Era già andata male al centrodestra due settimane fa, quando il «campo largo» aveva strappato Lodi alla Lega e annientato a Como il candidato di Fratelli d’Italia sostenuto dalla coalizione, ma persino escluso dal ballottaggio. Anche dopo il secondo turno, in Lombardia come nel resto d’Italia, Salvini, Berlusconi e Meloni si leccano le ferite: la destra perde Monza, che va al dem Paolo Pilotto (vince con il 51,21%), confermando una tradizione tutta monzese che vuole che il sindaco uscente non venga mai riconfermato. È stato così anche per Dario Allevi (48,79% dei voti), nonostante le benedizioni di giovedì scorso del Cavaliere che aveva lasciato il semi esilio di Arcore proprio per concludere nel capoluogo brianzolo la campagna elettorale. «Saremmo dei coglioni se non votassimo Allevi», aveva detto chiudendo il comizio.

A Como perde pure il centrosinistra, con la dem Barbara Minghetti (favorita al primo turno) che si ferma al 44,6%. Il civico Alessandro Rapinese sbaraglia la concorrenza e vince con oltre il 55%. Magra consolazione per la destra a Sesto San Giovanni, dove viene riconfermato l’uscente leghista Roberto Di Stefano (52,11% dei consensi). Si ferma al 47,89 Michele Foggetta, sostenuto dal centrosinistra e dal Movimento 5 Stelle. «Sesto non è più la Stalingrado d’Italia», sentenzia Di Stefano a risultati confermati. Ora lo aspetta la querelle «Stadio». Lontano dalla propaganda elettorale, dovrà fare davvero i conti con la contrarietà dei sestesi alla costruzione dell’impianto e le esigenze dei club.

Il bilancio del secondo turno, comunque, pesa a favore del centrosinistra: nonostante su 13 comuni lombardi al ballottaggio 5 siano andati alla destra, 4 alla sinistra e 4 alle civiche, lo smacco più grande è aver strappato Monza. Alla luce di questi risultati «non positivi», come li ha definiti il governatore Attilio Fontana ieri mattina a margine di un convegno sulla sanità pubblica, Salvini serra i ranghi in vista del prossimo appuntamento elettorale, una sfida che, a suo dire, «non possiamo perdere»: le regionali del 2023. Il segretario della Lega riunisce i vertici del partito – presente anche il ministro Giancarlo Giorgetti – a palazzo Lombardia, sede della Regione.

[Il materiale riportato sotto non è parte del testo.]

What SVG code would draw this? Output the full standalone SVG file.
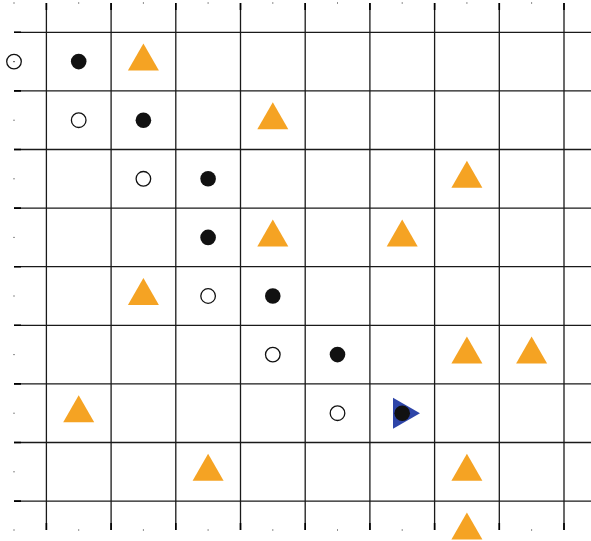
<svg xmlns="http://www.w3.org/2000/svg" width="591" height="541" viewBox="0 0 591 541">
<defs>
<style>
.g{stroke:#1a1a1a;stroke-width:1.3;fill:none}
.t{stroke:#000;stroke-width:1.6}
.tk{fill:#222}
.f{fill:#111}
.o{fill:#fff;stroke:#111;stroke-width:1.3}
.tri{fill:#F5A323}
.bl{fill:#2E45A8}
</style>
<circle id="fc" class="f" r="7.8"/>
<circle id="oc" class="o" r="7.3"/>
<polygon id="tr" class="tri" points="0,-18 15.5,9 -15.5,9"/>
</defs>
<rect width="591" height="541" fill="#fff"/>
<g id="grid">
<g class="g">
<path d="M46.4 3V530M111.1 3V530M175.8 3V530M240.5 3V530M305.2 3V530M369.9 3V530M434.6 3V530M499.3 3V530M564 3V530"/>
<path d="M14 32.3H591M14 90.9H591M14 149.5H591M14 208.1H591M14 266.7H591M14 325.3H591M14 383.9H591M14 442.5H591M14 501.1H591"/>
</g>
<g class="t">
<path d="M46.4 3V10M111.1 3V10M175.8 3V10M240.5 3V10M305.2 3V10M369.9 3V10M434.6 3V10M499.3 3V10M564 3V10"/>
<path d="M46.4 523V530M111.1 523V530M175.8 523V530M240.5 523V530M305.2 523V530M369.9 523V530M434.6 523V530M499.3 523V530M564 523V530"/>
<path d="M14 32.3H21M14 90.9H21M14 149.5H21M14 208.1H21M14 266.7H21M14 325.3H21M14 383.9H21M14 442.5H21M14 501.1H21"/>
</g>
<g class="tk">
<rect x="13.5" y="2.5" width="1" height="1"/><rect x="78.2" y="2.5" width="1" height="1"/><rect x="142.9" y="2.5" width="1" height="1"/><rect x="207.6" y="2.5" width="1" height="1"/><rect x="272.3" y="2.5" width="1" height="1"/><rect x="337" y="2.5" width="1" height="1"/><rect x="401.7" y="2.5" width="1" height="1"/><rect x="466.4" y="2.5" width="1" height="1"/><rect x="531.1" y="2.5" width="1" height="1"/>
<rect x="13.5" y="529.5" width="1" height="1"/><rect x="78.2" y="529.5" width="1" height="1"/><rect x="142.9" y="529.5" width="1" height="1"/><rect x="207.6" y="529.5" width="1" height="1"/><rect x="272.3" y="529.5" width="1" height="1"/><rect x="337" y="529.5" width="1" height="1"/><rect x="401.7" y="529.5" width="1" height="1"/><rect x="466.4" y="529.5" width="1" height="1"/><rect x="531.1" y="529.5" width="1" height="1"/>
<rect x="13.5" y="119.7" width="1" height="1"/><rect x="13.5" y="178.3" width="1" height="1"/><rect x="13.5" y="236.9" width="1" height="1"/><rect x="13.5" y="295.5" width="1" height="1"/><rect x="13.5" y="354.1" width="1" height="1"/><rect x="13.5" y="412.7" width="1" height="1"/><rect x="13.5" y="471.3" width="1" height="1"/>
</g>
</g>
<g id="row1">
<use href="#oc" x="14" y="61.6"/><rect x="13.4" y="61" width="1.2" height="1.2" fill="#111"/>
<use href="#fc" x="78.7" y="61.6"/>
<use href="#tr" x="143.4" y="61.6"/>
</g>
<g id="row2">
<use href="#oc" x="78.7" y="120.2"/>
<use href="#fc" x="143.4" y="120.2"/>
<use href="#tr" x="272.8" y="120.2"/>
</g>
<g id="row3">
<use href="#oc" x="143.4" y="178.8"/>
<use href="#fc" x="208.1" y="178.8"/>
<use href="#tr" x="466.9" y="178.8"/>
</g>
<g id="row4">
<use href="#fc" x="208.1" y="237.4"/>
<use href="#tr" x="272.8" y="237.4"/>
<use href="#tr" x="402.2" y="237.4"/>
</g>
<g id="row5">
<use href="#tr" x="143.4" y="296"/>
<use href="#oc" x="208.1" y="296"/>
<use href="#fc" x="272.8" y="296"/>
</g>
<g id="row6">
<use href="#oc" x="272.8" y="354.6"/>
<use href="#fc" x="337.5" y="354.6"/>
<use href="#tr" x="466.9" y="354.6"/>
<use href="#tr" x="531.6" y="354.6"/>
</g>
<g id="row7">
<use href="#tr" x="78.7" y="413.2"/>
<use href="#oc" x="337.5" y="413.2"/>
<polygon class="bl" points="393,397.7 420,413.2 393,428.7"/>
<use href="#fc" x="402.2" y="413.2"/>
</g>
<g id="row8">
<use href="#tr" x="208.1" y="471.8"/>
<use href="#tr" x="466.9" y="471.8"/>
</g>
<g id="row9">
<use href="#tr" x="466.9" y="530.4"/>
</g>
</svg>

Ma prima vede Letizia Moratti che aveva seminato il panico tra le file del centrodestra dopo lo scatto in avanti di qualche giorno fa con la sua autocandidatura: «Molti ritengono che dopo un lavoro generoso e positivo di un anno e mezzo io possa essere una risorsa per il centrodestra e da tempo ho dato la mia disponibilità». Dopo il gelo tra gli alleati, ieri l’assessora aveva aggiustato il tiro: «Decideranno i partiti».

A palazzo Lombardia c’è anche Attilio Fontana che nei giorni scorsi aveva alzato la mano per dire ai colleghi leghisti di essere «disponibile per la ricandidatura ma solo se in accordo con l’intera coalizione». «Fontana è il candidato naturale, così come già confermato dagli altri leader della coalizione», è la nota che arriva a metà pomeriggio a conclusione del vertice del Carroccio. Ma è evidente che l’incastro nel puzzle del centrodestra non è all’orizzonte.

Anche nel centrosinistra, in piena ebrezza per le vittorie lombarde (e non solo), si guarda alle elezioni regionali del 2023. Ma senza soluzioni concrete: a meno di un coup de théâtre, non ci sono nomi pronti per la corsa al Pirellone. Il sindaco Beppe Sala, che avrebbe le carte in regola per tentare la sfida, sa bene che in caso di sconfitta perderebbe pure Milano. Carlo Cottarelli, più volte spinto in pista dal leader di Azione Carlo Calenda, nicchia. E di primarie, nel centrosinistra, non si vede neanche l’ombra. Forse in autunno. Ma nessuno si sbilancia.